When browsing our Local Groups page you may notice several organizations with “Lake” in their name. Why, you may ask, is the RIVER Alliance of Wisconsin consorting with lake and reservoir groups? It’s a question worth asking, and the answer’s actually a pretty easy one.

These “lakes” are not actually natural lakes—they are impoundments, or bodies of water that are formed by a dam on a river. We more commonly call them “flowages,” a distinctly Wisconsin term with a more melodic ring to it than impoundment. (Let’s be honest, that word is a tough one to get behind. You’ve never heard of a “Friends of the Impoundment” group, have you?)

To further clarify and dissect our terminology here, reservoirs are technically different than impoundments (the former having the objective of storing water—for drinking, or more commonly in Wisconsin, hydropower production). Many of our largest lakes in Wisconsin are impoundments: Pepin, Petenwell, Castle Rock, Turtle-Flambeau, Wisconsin, Onalaska, DuBay, Chippewa, Willow, Wissota, St. Croix, and many more.

Impoundments, by their very nature occurring on river systems, suffer from many of the same problems that our free-running rivers do. (Impoundments also create a host of issues that do not affect free-running rivers, but that’s for another time.) Perhaps the biggest challenge shared by impoundments and free-running rivers is the difficulty of linking cause to effect in large, linear watersheds. Pollution that occurs high up in the headwaters of a watershed often manifests itself as an algae bloom, miles downstream in an impoundment. When the polluter doesn’t see the effects of his pollution, and those who witness the downstream algae bloom don’t see who or what is causing it upstream, solutions are difficult. And complicated.
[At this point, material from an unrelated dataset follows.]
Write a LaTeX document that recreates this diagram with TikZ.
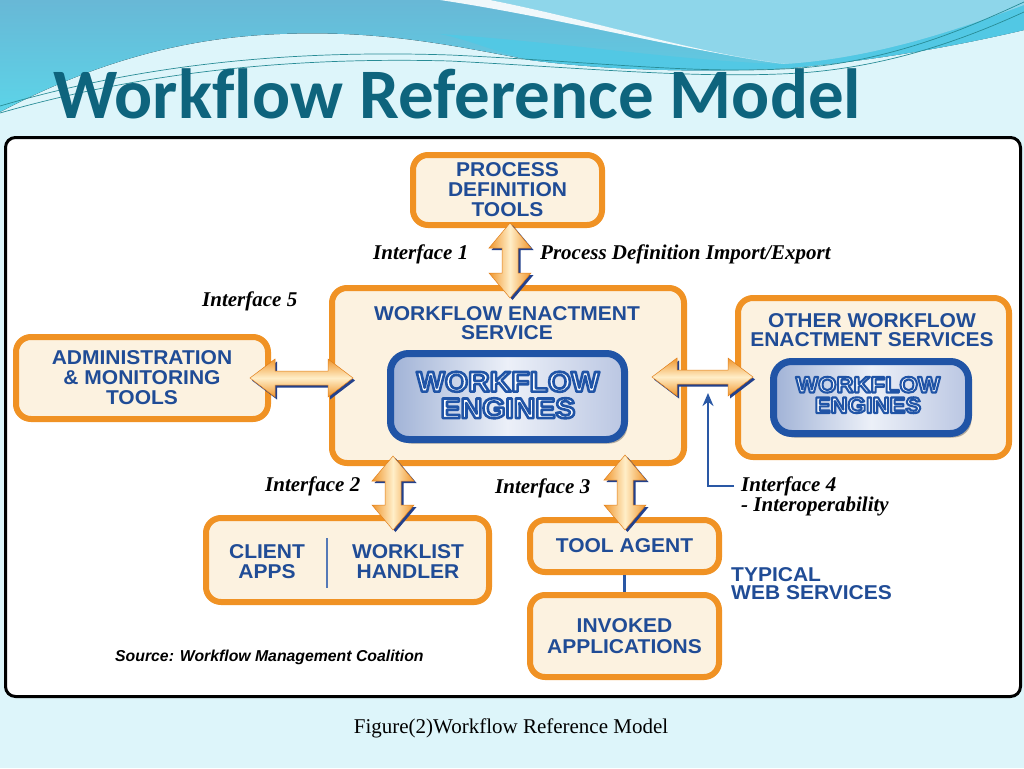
\documentclass[tikz,border=0pt]{standalone}
\usepackage{fontspec}
\usetikzlibrary{calc,arrows.meta,shadows}
\newfontfamily\boxfont[FakeStretch=1.05]{Liberation Sans}
\newfontfamily\arialf{Liberation Sans}
\newfontfamily\tnr{Liberation Serif}
\newfontfamily\titlef[Ligatures=NoCommon]{Carlito}
\newcommand\bfont{\boxfont\bfseries\fontsize{20}{20}\selectfont}
\newcommand\lfont{\tnr\bfseries\itshape\fontsize{21}{21}\selectfont}
\newcommand\efont{\boxfont\bfseries\fontsize{28.5}{26.5}\selectfont}
\newcommand\esfont{\boxfont\bfseries\fontsize{22.5}{20.5}\selectfont}

\definecolor{bgc}{RGB}{221,245,250}
\definecolor{wblue1}{RGB}{104,184,214}
\definecolor{wblue2}{RGB}{92,212,232}
\definecolor{wcyan}{RGB}{82,200,228}
\definecolor{wlight}{RGB}{142,214,234}
\definecolor{wline}{RGB}{40,140,150}
\definecolor{titlec}{RGB}{14,100,125}
\definecolor{boxor}{RGB}{240,146,36}
\definecolor{boxfill}{RGB}{252,242,224}
\definecolor{txtblue}{RGB}{32,76,150}
\definecolor{engblue}{RGB}{32,84,166}
\definecolor{engL}{RGB}{160,178,214}
\definecolor{engM}{RGB}{236,240,248}
\definecolor{engR}{RGB}{186,198,226}
\definecolor{aor}{RGB}{240,150,45}
\definecolor{aord}{RGB}{225,128,28}
\definecolor{acr}{RGB}{255,238,200}
\definecolor{arrsh}{RGB}{35,65,140}
\definecolor{lnblue}{RGB}{42,88,165}

% outlined text (fill white, stroke blue): #1 position, #2 name, #3 font, #4 stroke width, #5 text
\newcommand\olt[5]{%
  \node[text=white,font=#3,align=center,inner sep=0pt] (#2) at (#1)
   {\special{pdf:literal direct 2 Tr #4 w 1 j 0.125 0.33 0.65 RG}#5\special{pdf:literal direct 0 Tr}};}

% vertical double arrow: #1 top tip, #2 bottom tip
\newcommand\vdbl[2]{%
  \fill[arrsh] ($(#1)+(2.5,2)$) -- ($(#1)+(23.5,27)$) -- ($(#1)+(10.5,27)$) -- ($(#2)+(10.5,-23)$) -- ($(#2)+(23.5,-23)$) -- ($(#2)+(2.5,2)$) -- ($(#2)+(-18.5,-23)$) -- ($(#2)+(-5.5,-23)$) -- ($(#1)+(-5.5,27)$) -- ($(#1)+(-18.5,27)$) -- cycle;
  \shadedraw[draw=aord,line width=0.5pt,left color=aor,right color=aor,middle color=acr] (#1) -- ($(#1)+(21,25)$) -- ($(#1)+(8,25)$) -- ($(#2)+(8,-25)$) -- ($(#2)+(21,-25)$) -- (#2) -- ($(#2)+(-21,-25)$) -- ($(#2)+(-8,-25)$) -- ($(#1)+(-8,25)$) -- ($(#1)+(-21,25)$) -- cycle;}

% horizontal double arrow: #1 left tip, #2 right tip
\newcommand\hdbl[2]{%
  \fill[arrsh] ($(#1)+(2,2.5)$) -- ($(#1)+(27,-16.5)$) -- ($(#1)+(27,-4.5)$) -- ($(#2)+(-23,-4.5)$) -- ($(#2)+(-23,-16.5)$) -- ($(#2)+(2,2.5)$) -- ($(#2)+(-23,21.5)$) -- ($(#2)+(-23,9.5)$) -- ($(#1)+(27,9.5)$) -- ($(#1)+(27,21.5)$) -- cycle;
  \shadedraw[draw=aord,line width=0.5pt,top color=aor,bottom color=aor,middle color=acr] (#1) -- ($(#1)+(25,-19)$) -- ($(#1)+(25,-7)$) -- ($(#2)+(-25,-7)$) -- ($(#2)+(-25,-19)$) -- (#2) -- ($(#2)+(-25,19)$) -- ($(#2)+(-25,7)$) -- ($(#1)+(25,7)$) -- ($(#1)+(25,19)$) -- cycle;}

\begin{document}
\begin{tikzpicture}[x=1pt,y=-1pt,
  obox/.style={draw=boxor,line width=6pt,fill=boxfill,rounded corners=15pt,inner sep=0pt,align=center,text=txtblue,font=\bfont},
  ebox/.style={draw=engblue,line width=7pt,rounded corners=18pt,left color=engL,right color=engR,middle color=engM,inner sep=0pt,
     drop shadow={shadow xshift=3pt,shadow yshift=-4pt,opacity=0.3,fill=black}},
  btxt/.style={text=txtblue,font=\bfont,align=center,inner sep=0pt},
  lab/.style={font=\lfont,inner sep=0pt,anchor=base west,text=black},
  wthin/.style={draw=wline,line width=0.7pt},
  i4line/.style={draw=lnblue,line width=2.5pt,-{Stealth[length=13pt,width=11pt]}},
  linkline/.style={draw=lnblue,line width=3pt},
  divline/.style={draw=lnblue!80,line width=1.5pt}
]
\useasboundingbox (0,0) rectangle (1024,768);
% background
\fill[bgc] (0,0) rectangle (1024,768);
\fill[top color=wblue1,bottom color=wblue2] (0,0) -- (1024,0) -- (1024,30) .. controls (960,45) and (880,60) .. (790,68) .. controls (720,72) and (620,72) .. (530,60) .. controls (450,45) and (380,30) .. (280,34) .. controls (170,38) and (80,70) .. (0,112) -- cycle;
\fill[wcyan] (440,34) .. controls (560,42) and (690,62) .. (785,64) .. controls (880,58) and (970,25) .. (1024,5) -- (1024,30) .. controls (960,45) and (880,60) .. (790,68) .. controls (720,72) and (620,72) .. (530,60) .. controls (495,52) and (470,40) .. (440,34) -- cycle;
\fill[wlight] (490,0) -- (1024,0) -- (1024,5) .. controls (970,25) and (880,58) .. (785,64) .. controls (700,55) and (600,22) .. (490,0) -- cycle;
\fill[white,opacity=0.9] (440,0) .. controls (560,18) and (680,50) .. (785,64) .. controls (690,52) and (600,22) .. (490,0) -- cycle;
\draw[wthin] (0,106) .. controls (150,62) and (300,50) .. (450,55) .. controls (600,62) and (700,75) .. (800,68) .. controls (900,60) and (980,22) .. (1024,2);
\draw[wthin] (0,113) .. controls (150,70) and (300,57) .. (450,61) .. controls (600,69) and (700,79) .. (800,73) .. controls (900,66) and (980,32) .. (1024,12);

% title
\node[anchor=base west,inner sep=0pt,text=titlec,font={\titlef\bfseries\fontsize{71}{71}\selectfont}] (title) at (53,118) {Workflow Reference Model};

% frame
\node[draw=black,line width=3pt,fill=white,rounded corners=10pt,minimum width=1015pt,minimum height=559pt,inner sep=0pt] (frame) at (513,417) {};

% boxes
\node[obox,minimum width=189pt,minimum height=70pt] (pdt) at (507.5,190) {PROCESS\\DEFINITION\\TOOLS};
\node[obox,minimum width=352pt,minimum height=175pt] (wes) at (508,375.5) {};
\node[btxt,font={\boxfont\bfseries\fontsize{20}{19}\selectfont}] (wesl) at (507,323.5) {WORKFLOW ENACTMENT\\SERVICE};
\node[ebox,minimum width=234pt,minimum height=86pt] (eng) at (507.5,396.5) {};
\olt{508,395}{engt}{\efont}{2.6}{WORKFLOW\\ENGINES}

\node[obox,minimum width=252pt,minimum height=82pt] (admin) at (142,378) {ADMINISTRATION\\\& MONITORING\\TOOLS};

\node[obox,minimum width=271pt,minimum height=159pt] (other) at (873.5,377.5) {};
\node[btxt,font={\boxfont\bfseries\fontsize{20}{19}\selectfont}] (otherl) at (872,330.5) {OTHER WORKFLOW\\ENACTMENT SERVICES};
\node[ebox,minimum width=195pt,minimum height=72pt] (eng2) at (871,397.5) {};
\olt{868,395}{eng2t}{\esfont}{2.1}{WORKFLOW\\ENGINES}

\node[obox,minimum width=283pt,minimum height=84pt] (client) at (347.5,560) {};
\node[btxt] (cl1) at (267,562) {CLIENT\\APPS};
\node[btxt] (cl2) at (408,562) {WORKLIST\\HANDLER};
\coordinate (dv1) at (327,538);
\coordinate (dv2) at (327,588);
\draw[divline] (dv1) -- (dv2);

\node[obox,minimum width=189pt,minimum height=52pt] (tool) at (624.5,546) {TOOL AGENT};
\node[obox,minimum width=189pt,minimum height=82pt,font={\boxfont\bfseries\fontsize{20}{21.5}\selectfont}] (inv) at (624.5,636) {INVOKED\\APPLICATIONS};
\draw[linkline] (tool.south) -- (inv.north);

\node[btxt,align=left,anchor=west,font={\boxfont\bfseries\fontsize{20}{18}\selectfont}] (typ) at (731,584) {TYPICAL\\WEB SERVICES};

% double arrows
\coordinate (i1t) at (510,223);
\coordinate (i1b) at (510,298);
\vdbl{i1t}{i1b}
\coordinate (i5l) at (250,378);
\coordinate (i5r) at (353,378);
\hdbl{i5l}{i5r}
\coordinate (i4l) at (652,377);
\coordinate (i4r) at (753,377);
\hdbl{i4l}{i4r}
\coordinate (i2t) at (393,456);
\coordinate (i2b) at (393,530);
\vdbl{i2t}{i2b}
\coordinate (i3t) at (625,455);
\coordinate (i3b) at (625,530);
\vdbl{i3t}{i3b}

% interface 4 pointer
\coordinate (i4s) at (734,486);
\coordinate (i4tip) at (708,393);
\draw[i4line] (i4s) -| (i4tip);

% labels
\node[lab] (l1) at (373,259) {Interface 1};
\node[lab] (lpd) at (540,259) {Process Definition Import/Export};
\node[lab] (l5) at (202,306) {Interface 5};
\node[lab] (l2) at (265,491) {Interface 2};
\node[lab] (l3) at (495,493) {Interface 3};
\node[lab] (l4a) at (741,491) {Interface 4};
\node[lab] (l4b) at (741,511) {- Interoperability};

\node[anchor=base west,inner sep=0pt,font={\arialf\bfseries\itshape\fontsize{15.8}{16}\selectfont}] (src) at (115,661) {Source: Workflow Management Coalition};

\node[anchor=base,inner sep=0pt,font={\tnr\fontsize{21}{21}\selectfont}] (cap) at (511,733) {Figure(2)Workflow Reference Model};
\end{tikzpicture}
\end{document}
We river rats understand the complicated nature of river management issues, and the importance of “looking upstream” to find perpetrators, partners, and solutions. It’s for this reason we roll up our sleeves with lake groups (yes, we’ll grant them that word; “impoundment” only conjures up images of a towed car and a ticket) on river systems—to see what solutions we can find together, looking upstream.